Over the next 200 years, water levels are expected to rise two metres and because of that estimate, the B.C government is recommending changes to building codes and regulations.
In an amendment to Section 3.5 and 3.6 – Flood Hazard Area Land Use Management Guidelines, the government asked for comments from the Capital Regional District on proposed changes to setbacks in areas with may be susceptible to tsunamis, storm surges, steep properties and dikes.
Juan de Fuca Electoral Area Director Mike Hicks is not happy with the report presented to the CRD Board.
“The report says property in the Strait of Georgia can keep the 15 metre setback, but property in a tsunami zone it’s 30 metres,” said Hicks.
Hicks said they are using a standard associated with the Alaska earthquake in 1964 in Prince William Sound.

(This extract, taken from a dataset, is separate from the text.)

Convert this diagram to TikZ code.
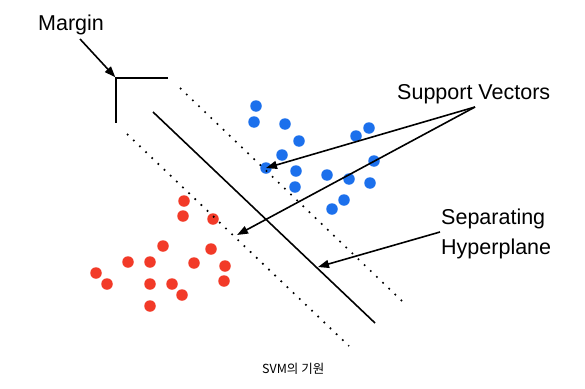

Hicks said there was no reported damage in the Juan de Fica, including Port Renfrew, Pacheedaht, Jordan River or Gordon’s Beach from the 1964 tsunami.
“We’ve never had a tsunami here,” said Hicks.
He feels the 30 metre setback is completely unreasonable as is the five metre Flood Construction Level.
What this would mean is that in case of fire or damage, a home or building could not be rebuilt with the previous setbacks if these recommended changes come into effect.
“At most, I believe that the few JDF residents affected by the possible rise of global sea levels will be able to raise their foundations, design tsunami resistant break away foundations or create dikes in Port Renfrew. Currently we use professional geotects and engineers in the JDF to advise, case by case, property by property the best way to counter the power of the ocean. I think we should continue this practice rather than adopting the general regulations suggested by the provincial government which will cause it’s own economic and social tsunami,” said Hicks.
At this point the government is only asking for comments from various governing bodies.